** begin Provided entries **

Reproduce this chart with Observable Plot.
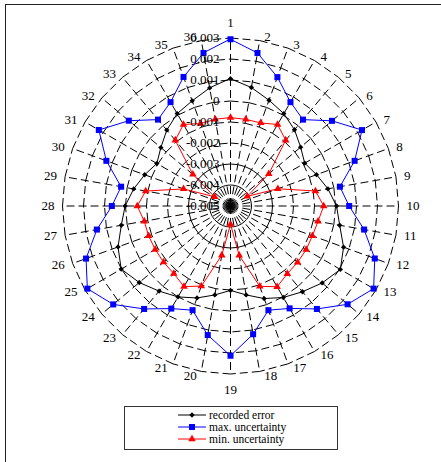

** end Provided entries **
** begin Provided entries **

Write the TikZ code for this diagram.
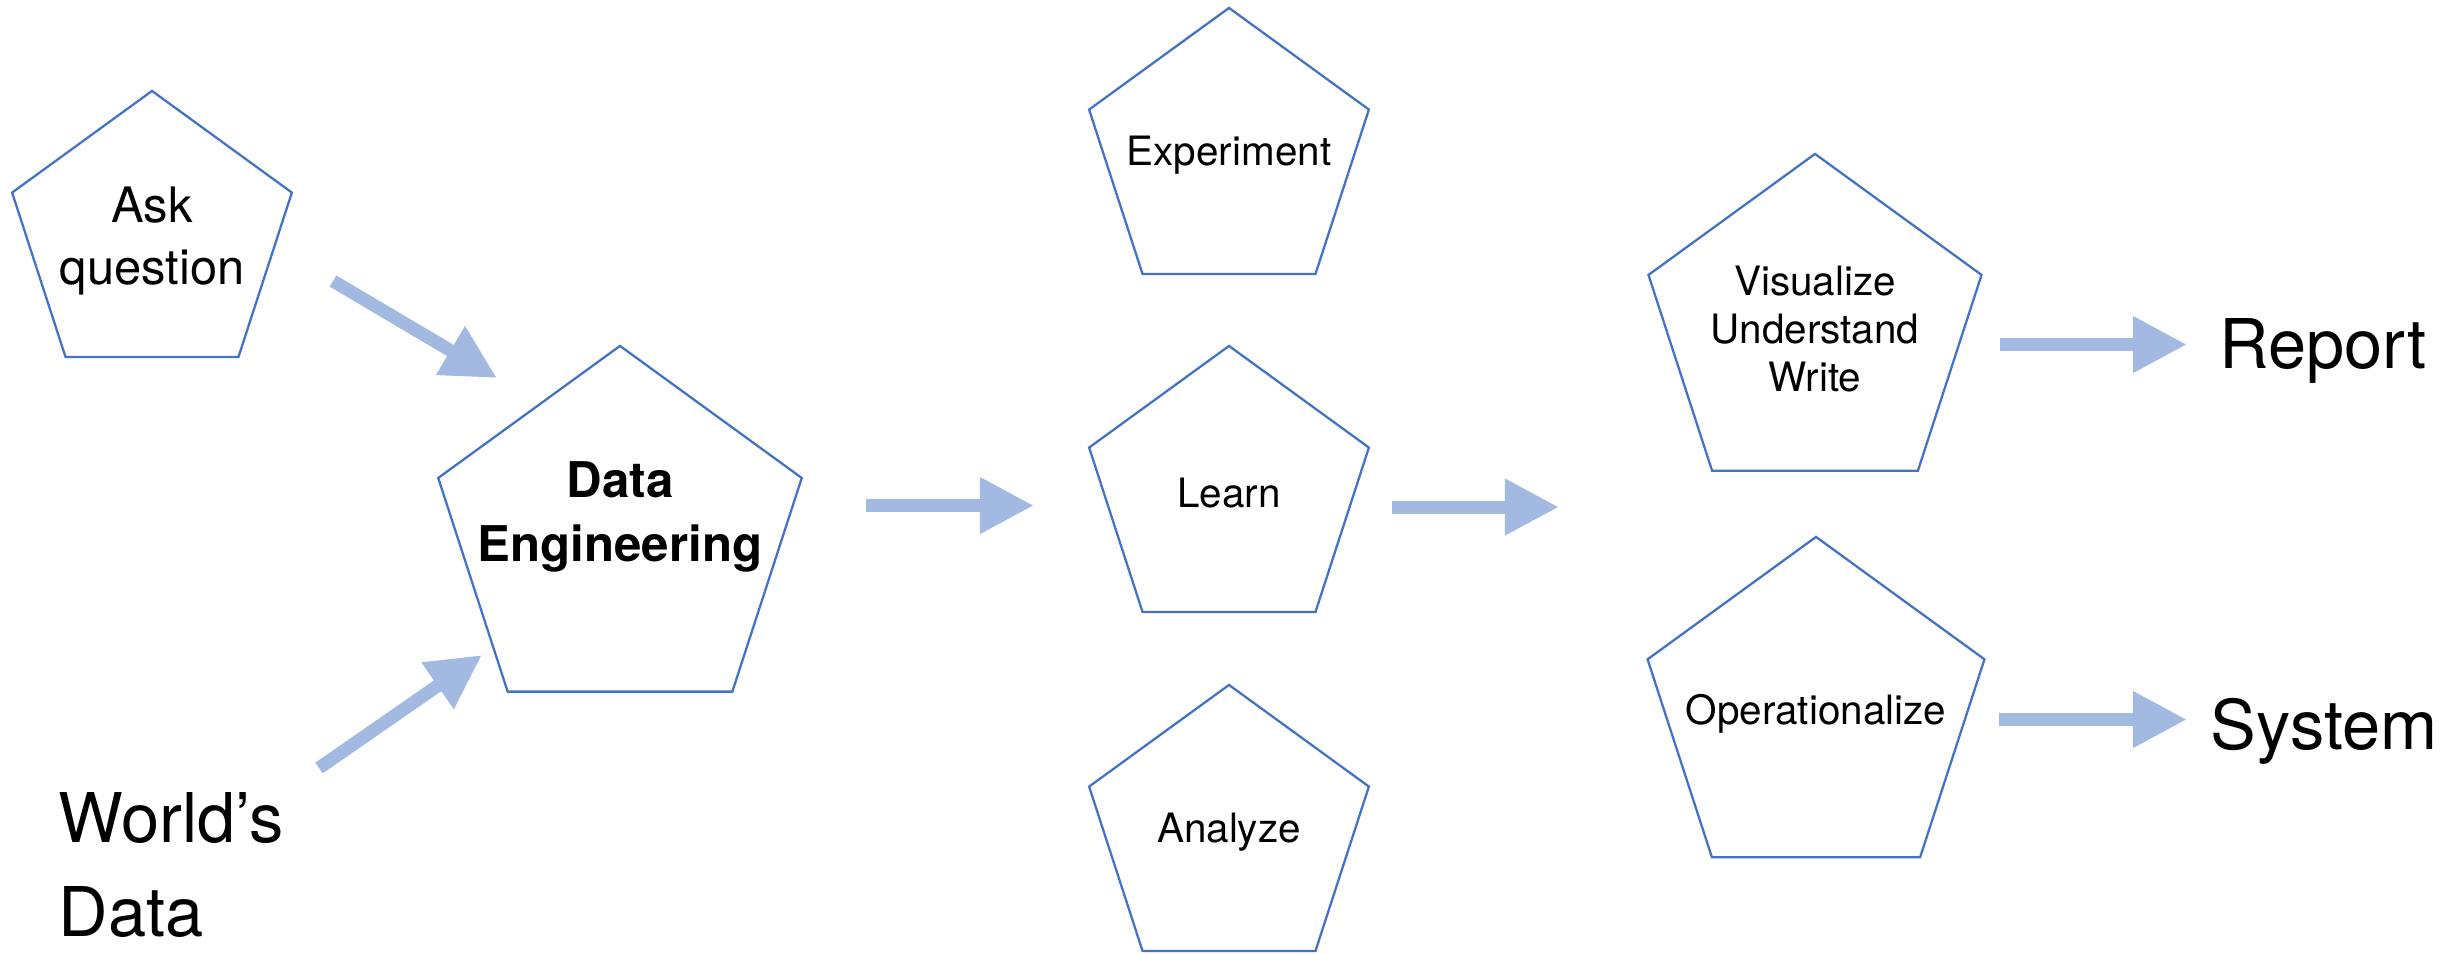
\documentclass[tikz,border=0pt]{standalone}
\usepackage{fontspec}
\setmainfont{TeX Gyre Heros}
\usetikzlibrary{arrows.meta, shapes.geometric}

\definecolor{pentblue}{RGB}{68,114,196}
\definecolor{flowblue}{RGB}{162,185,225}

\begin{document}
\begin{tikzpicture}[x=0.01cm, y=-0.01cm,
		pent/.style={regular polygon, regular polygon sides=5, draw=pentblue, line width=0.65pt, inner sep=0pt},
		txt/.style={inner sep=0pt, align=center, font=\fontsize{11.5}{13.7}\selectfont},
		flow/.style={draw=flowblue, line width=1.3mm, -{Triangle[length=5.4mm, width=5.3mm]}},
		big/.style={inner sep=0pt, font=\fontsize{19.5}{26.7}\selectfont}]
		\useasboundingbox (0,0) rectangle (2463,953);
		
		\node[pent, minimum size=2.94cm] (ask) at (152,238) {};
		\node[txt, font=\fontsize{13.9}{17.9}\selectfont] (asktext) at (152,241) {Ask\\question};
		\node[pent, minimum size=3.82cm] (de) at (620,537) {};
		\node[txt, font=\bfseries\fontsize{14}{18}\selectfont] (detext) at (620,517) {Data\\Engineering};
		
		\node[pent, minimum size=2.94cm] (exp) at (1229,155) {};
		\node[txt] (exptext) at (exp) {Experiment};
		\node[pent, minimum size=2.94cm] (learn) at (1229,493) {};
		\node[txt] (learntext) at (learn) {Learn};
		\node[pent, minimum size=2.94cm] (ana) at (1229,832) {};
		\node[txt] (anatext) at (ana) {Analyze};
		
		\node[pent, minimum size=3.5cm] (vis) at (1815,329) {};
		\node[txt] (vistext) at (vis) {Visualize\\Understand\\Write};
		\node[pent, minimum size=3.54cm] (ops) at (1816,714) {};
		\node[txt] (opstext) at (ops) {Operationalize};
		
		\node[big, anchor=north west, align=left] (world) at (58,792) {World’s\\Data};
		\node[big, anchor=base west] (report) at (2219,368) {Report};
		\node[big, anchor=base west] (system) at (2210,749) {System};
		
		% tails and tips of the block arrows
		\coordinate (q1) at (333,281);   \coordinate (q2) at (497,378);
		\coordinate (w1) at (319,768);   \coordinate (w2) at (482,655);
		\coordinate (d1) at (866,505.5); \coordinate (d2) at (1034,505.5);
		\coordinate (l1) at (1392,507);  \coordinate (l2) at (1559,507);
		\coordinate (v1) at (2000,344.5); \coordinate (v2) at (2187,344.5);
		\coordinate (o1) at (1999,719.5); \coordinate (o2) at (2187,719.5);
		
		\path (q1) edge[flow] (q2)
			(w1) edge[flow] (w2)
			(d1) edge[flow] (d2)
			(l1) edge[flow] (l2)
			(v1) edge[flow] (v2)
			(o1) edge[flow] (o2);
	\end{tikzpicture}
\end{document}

** end Provided entries **
** begin Provided entries **

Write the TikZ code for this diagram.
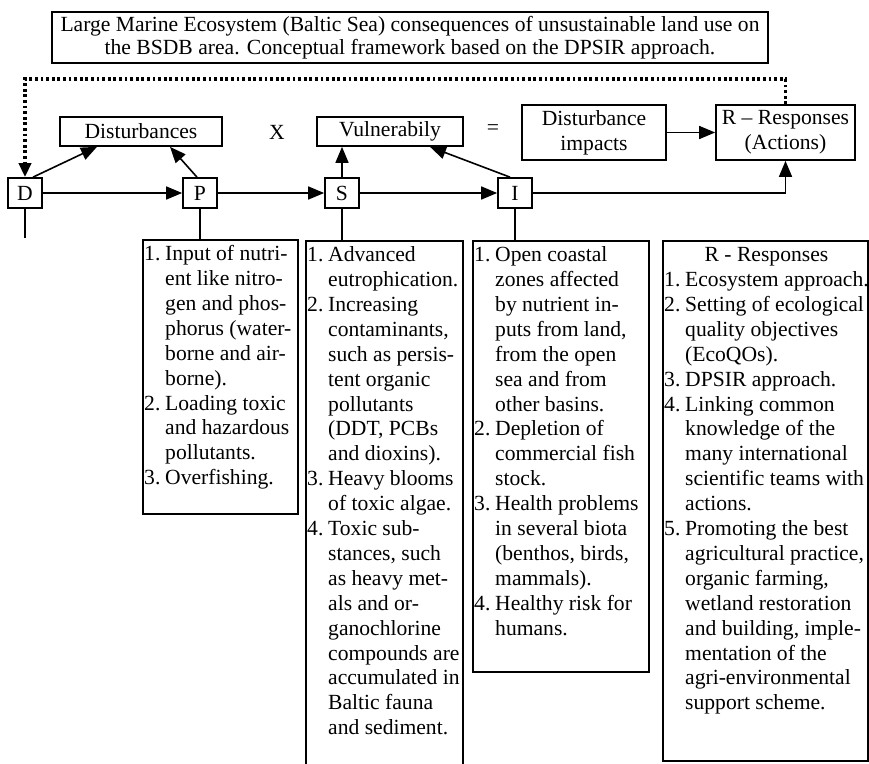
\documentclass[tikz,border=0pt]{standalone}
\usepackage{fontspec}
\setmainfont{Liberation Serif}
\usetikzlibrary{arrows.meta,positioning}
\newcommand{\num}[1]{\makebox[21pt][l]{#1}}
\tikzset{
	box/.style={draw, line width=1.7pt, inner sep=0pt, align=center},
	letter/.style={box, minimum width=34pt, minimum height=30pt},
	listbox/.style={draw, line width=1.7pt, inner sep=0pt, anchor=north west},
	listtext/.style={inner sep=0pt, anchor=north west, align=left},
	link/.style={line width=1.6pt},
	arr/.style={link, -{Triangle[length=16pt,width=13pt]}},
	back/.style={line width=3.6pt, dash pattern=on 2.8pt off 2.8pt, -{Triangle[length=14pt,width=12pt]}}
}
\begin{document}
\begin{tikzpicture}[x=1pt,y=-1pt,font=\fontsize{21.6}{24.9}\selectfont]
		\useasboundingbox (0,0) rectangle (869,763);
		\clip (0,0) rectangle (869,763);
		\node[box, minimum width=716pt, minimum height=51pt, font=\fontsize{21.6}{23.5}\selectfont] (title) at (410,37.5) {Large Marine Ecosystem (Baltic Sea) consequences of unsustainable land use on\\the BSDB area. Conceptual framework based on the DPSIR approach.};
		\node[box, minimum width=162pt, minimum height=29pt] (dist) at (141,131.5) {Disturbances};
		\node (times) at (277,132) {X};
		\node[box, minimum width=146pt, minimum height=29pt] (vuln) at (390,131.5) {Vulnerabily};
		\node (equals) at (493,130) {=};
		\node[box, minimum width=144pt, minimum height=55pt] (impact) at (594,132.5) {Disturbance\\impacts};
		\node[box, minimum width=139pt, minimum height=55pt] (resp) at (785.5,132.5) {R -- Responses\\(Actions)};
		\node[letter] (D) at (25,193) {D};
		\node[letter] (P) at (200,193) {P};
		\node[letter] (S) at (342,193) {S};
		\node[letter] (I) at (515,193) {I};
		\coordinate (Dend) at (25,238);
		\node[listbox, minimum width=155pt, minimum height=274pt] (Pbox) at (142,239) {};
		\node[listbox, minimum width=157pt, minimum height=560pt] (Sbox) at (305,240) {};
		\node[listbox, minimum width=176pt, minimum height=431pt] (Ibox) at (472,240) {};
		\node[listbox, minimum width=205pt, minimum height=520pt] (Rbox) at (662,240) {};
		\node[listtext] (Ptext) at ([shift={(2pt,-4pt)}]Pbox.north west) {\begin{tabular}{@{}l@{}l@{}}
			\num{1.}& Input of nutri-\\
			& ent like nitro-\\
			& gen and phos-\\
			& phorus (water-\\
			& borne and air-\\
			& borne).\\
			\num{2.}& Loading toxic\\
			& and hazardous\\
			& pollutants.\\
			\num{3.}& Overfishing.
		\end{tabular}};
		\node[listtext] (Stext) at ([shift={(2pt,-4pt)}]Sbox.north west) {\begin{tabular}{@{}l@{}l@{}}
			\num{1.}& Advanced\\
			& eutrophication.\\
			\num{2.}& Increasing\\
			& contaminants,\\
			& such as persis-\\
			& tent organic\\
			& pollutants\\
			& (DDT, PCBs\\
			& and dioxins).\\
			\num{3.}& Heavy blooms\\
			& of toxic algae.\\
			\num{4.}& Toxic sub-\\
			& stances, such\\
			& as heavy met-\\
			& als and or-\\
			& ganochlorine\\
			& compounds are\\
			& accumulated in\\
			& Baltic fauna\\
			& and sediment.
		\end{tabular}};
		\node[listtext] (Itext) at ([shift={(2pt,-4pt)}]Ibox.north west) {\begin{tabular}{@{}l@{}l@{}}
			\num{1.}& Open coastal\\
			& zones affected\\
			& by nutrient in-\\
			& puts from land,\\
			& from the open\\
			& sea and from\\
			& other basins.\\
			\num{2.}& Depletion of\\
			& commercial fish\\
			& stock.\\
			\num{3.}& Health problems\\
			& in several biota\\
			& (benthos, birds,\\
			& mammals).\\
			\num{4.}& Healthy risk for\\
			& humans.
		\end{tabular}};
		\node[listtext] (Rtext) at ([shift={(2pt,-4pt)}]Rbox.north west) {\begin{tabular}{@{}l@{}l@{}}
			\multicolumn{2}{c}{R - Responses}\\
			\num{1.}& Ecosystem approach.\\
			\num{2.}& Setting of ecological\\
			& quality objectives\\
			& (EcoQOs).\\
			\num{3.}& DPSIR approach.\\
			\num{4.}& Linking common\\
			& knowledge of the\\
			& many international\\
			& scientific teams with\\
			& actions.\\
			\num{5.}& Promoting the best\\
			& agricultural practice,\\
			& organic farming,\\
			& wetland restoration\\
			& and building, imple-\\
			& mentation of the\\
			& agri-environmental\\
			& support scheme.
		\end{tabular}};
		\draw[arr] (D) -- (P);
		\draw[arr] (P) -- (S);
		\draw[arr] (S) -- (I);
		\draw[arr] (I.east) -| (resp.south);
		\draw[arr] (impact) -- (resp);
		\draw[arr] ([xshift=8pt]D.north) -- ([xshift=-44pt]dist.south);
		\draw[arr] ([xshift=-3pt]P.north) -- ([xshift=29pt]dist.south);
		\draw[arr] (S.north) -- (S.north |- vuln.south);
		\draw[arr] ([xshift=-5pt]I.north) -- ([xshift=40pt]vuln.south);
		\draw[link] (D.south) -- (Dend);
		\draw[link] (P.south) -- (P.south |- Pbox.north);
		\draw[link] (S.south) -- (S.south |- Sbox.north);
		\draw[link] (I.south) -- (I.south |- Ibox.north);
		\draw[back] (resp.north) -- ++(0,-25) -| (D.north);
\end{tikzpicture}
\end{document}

** end Provided entries **

Task brief: For the entries above, state how many lines contain the word "with". Provide the number by itself.

Exercise result: 2